When users and publishers don’t talk to each other:
- Publishers don’t receive feedback on the quality of data they release.
- User needs and community priorities aren’t reflected in publishing priorities.
- Users miss opportunities to learn more about data they’re using, or data that is potentially available.
- Publishers don’t benefit from skills and expertise to be found in the broader community.
When publishers don’t talk to each other:
- Publishers fail to adopt common data and publishing standards that make data more useful.
- Opportunities to share hardware and software costs and collectively negotiate on price are lost.
- Opportunities to learn from the experience of other publishers are missed.
When users don’t talk to each other:
- They often fail to coordinate with each other in their work, which leads to inefficiencies and wasted time.
- Collaboration on projects or even working together on some of the more basic tasks (i.e. processing data) doesn’t happen.
- Opportunities to learn from each other are lost. Most of the knowledge developed in the use of data is tacit and never recorded.
- Users fail to organize, making it nearly impossible to lobby or advocate for broader data sharing.

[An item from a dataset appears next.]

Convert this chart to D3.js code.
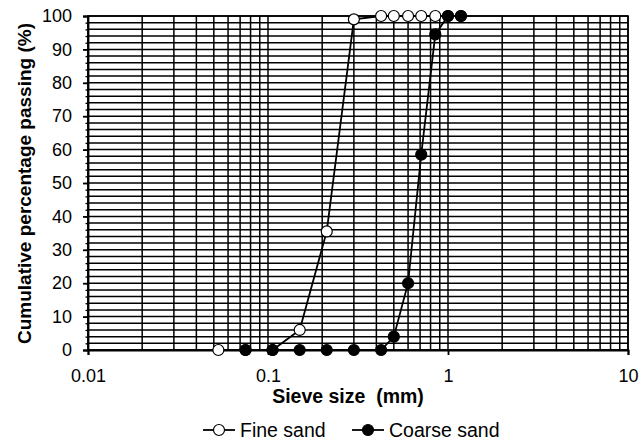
<!DOCTYPE html>
<html><head><meta charset="utf-8">
<script src="https://cdn.jsdelivr.net/npm/d3@7"></script>
<style>
body{margin:0;background:#fff;}
text{font-family:"Liberation Sans",Arial,sans-serif;fill:#000;}
</style></head>
<body><svg id="c" width="642" height="446"></svg>
<script>
const fineSize   = [0.053, 0.075, 0.106, 0.15, 0.212, 0.3, 0.425, 0.5, 0.6, 0.71, 0.85, 1.0, 1.18];
const fineValues = [0, 0, 0, 6, 35.5, 99, 100, 100, 100, 100, 100, 100, 100];
const coarseSize   = [0.075, 0.106, 0.15, 0.212, 0.3, 0.425, 0.5, 0.6, 0.71, 0.85, 1.0, 1.18];
const coarseValues = [0, 0, 0, 0, 0, 0, 4, 20, 58.5, 94.5, 100, 100];
const xTickLabels = ["0.01", "0.1", "1", "10"];
const xTickValues = [0.01, 0.1, 1, 10];
const yTickValues = [0, 10, 20, 30, 40, 50, 60, 70, 80, 90, 100];
const seriesNames = ["Fine sand", "Coarse sand"];

const svg = d3.select("#c");
const L = 88, R = 628, T = 16, B = 350;
const x = d3.scaleLog().domain([0.01, 10]).range([L, R]);
const y = d3.scaleLinear().domain([0, 100]).range([B, T]);
const FONT = "Liberation Sans, Arial, sans-serif";

// grid
const vgrid = [];
[0.01, 0.1, 1].forEach(d => { for (let k = 1; k <= 9; k++) vgrid.push(+(d * k).toPrecision(3)); });
vgrid.push(10);
const hgrid = d3.range(0, 101, 2);
const g = svg.append("g");
g.selectAll(".h").data(hgrid).join("line")
  .attr("x1", L).attr("x2", R).attr("y1", d => y(d)).attr("y2", d => y(d))
  .attr("stroke", "#000").attr("stroke-width", 1.5);
g.selectAll(".v").data(vgrid).join("line")
  .attr("x1", d => x(d)).attr("x2", d => x(d)).attr("y1", T).attr("y2", B)
  .attr("stroke", "#000").attr("stroke-width", 1.5);
svg.append("rect").attr("x", L).attr("y", T).attr("width", R - L).attr("height", B - T)
  .attr("fill", "none").attr("stroke", "#000").attr("stroke-width", 1.6);

// y axis
const yAxis = d3.axisLeft(y).tickValues(yTickValues).tickSize(5).tickPadding(11);
const ya = svg.append("g").attr("transform", `translate(${L},0)`).call(yAxis);
ya.select(".domain").attr("stroke", "#000").attr("stroke-width", 1.8);
ya.selectAll(".tick line").attr("stroke", "#000").attr("stroke-width", 1.8);
ya.selectAll("text").attr("font-size", 18).attr("font-family", FONT).attr("fill", "#222");
const yMinor = d3.axisLeft(y).tickValues(hgrid).tickSize(2.5).tickFormat("");
svg.append("g").attr("transform", `translate(${L},0)`).call(yMinor)
  .call(s => s.select(".domain").remove())
  .selectAll("line").attr("stroke", "#000").attr("stroke-width", 1.3);

// x axis
const xAxis = d3.axisBottom(x).tickValues(xTickValues).tickFormat((d, i) => xTickLabels[i]).tickSize(5).tickPadding(14);
const xa = svg.append("g").attr("transform", `translate(0,${B})`).call(xAxis);
xa.select(".domain").attr("stroke", "#000").attr("stroke-width", 1.8);
xa.selectAll(".tick line").attr("stroke", "#000").attr("stroke-width", 1.8);
xa.selectAll("text").attr("font-size", 18).attr("font-family", FONT).attr("fill", "#222");

// titles
svg.append("text").attr("x", 348).attr("y", 403).attr("text-anchor", "middle")
  .attr("font-size", 19.5).attr("font-weight", "bold").attr("fill", "#111").text("Sieve size\u00a0 (mm)");
svg.append("text").attr("transform", `translate(31,${(T + B) / 2 + 0.5}) rotate(-90)`).attr("text-anchor", "middle")
  .attr("font-size", 19).attr("font-weight", "bold").attr("fill", "#111").text("Cumulative percentage passing (%)");

// series
const line = d3.line().x(d => x(d[0])).y(d => y(d[1]));
const fine = fineSize.map((s, i) => [s, fineValues[i]]);
const coarse = coarseSize.map((s, i) => [s, coarseValues[i]]);
const series = [{data: fine, fill: "#fff"}, {data: coarse, fill: "#000"}];
series.forEach(s => {
  svg.append("path").datum(s.data).attr("d", line).attr("fill", "none").attr("stroke", "#000").attr("stroke-width", 1.8);
});
series.forEach(s => {
  svg.append("g").selectAll("circle").data(s.data).join("circle")
    .attr("cx", d => x(d[0])).attr("cy", d => y(d[1])).attr("r", 5.5)
    .attr("fill", s.fill).attr("stroke", "#000").attr("stroke-width", 1.2);
});

// legend
const leg = [{x: 203, fill: "#fff"}, {x: 352, fill: "#000"}];
leg.forEach((l, i) => {
  const gg = svg.append("g").attr("transform", `translate(${l.x},430)`);
  gg.append("line").attr("x1", 0).attr("x2", 32).attr("y1", 0).attr("y2", 0).attr("stroke", "#000").attr("stroke-width", 1.8);
  gg.append("circle").attr("cx", 16).attr("cy", 0).attr("r", 5.5).attr("fill", l.fill).attr("stroke", "#000").attr("stroke-width", 1.2);
  gg.append("text").attr("x", 37).attr("y", 7).attr("font-size", 19.5).attr("fill", "#222").text(seriesNames[i]);
});
</script></body></html>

Communication between data publishers and users is something we’re trying to encourage through the Western Pennsylvania Regional Data Center. We’re looking to break down silos among publishers and users in a number of ways. For example, users are able to make an informal data request through the data portal, and post comments related to a specific dataset. We’ve also developed a framework for shared documentation through our Data User Guides. We’re also likely to set-up a slack channel for group conversation in the coming months.
Nothing takes the place of personal interaction. Our Data User Group meetings will provide a mechanism for shared, topical conversation about data. Our User Group meetings are open to all, and provide data users with infrastructure to build relationships with one another, share what they’ve learned about data, contribute to Data User Guides, identify opportunities to adopt data standards and improve data quality, discuss new data publication priorities, and collaborate on new projects. We’ll rotate topics and are interested in learning more about what you want to talk about.
We’re excited to launch the first of many shared conversations about data on December 4th at 3pm. We’ll be holding our first Data User Group meeting to talk about data related to environmental justice along with our partners at the Allegheny County Health Department and the University of Pittsburgh’s Graduate School of Public Health (GSPH). The meeting will take place at GSPH (130 DeSoto St.) in room 109. Details and an RSVP link can be found on our event page.
We’re making it up as we go, and glad to have you along for the ride. We hope to see you on December 4th.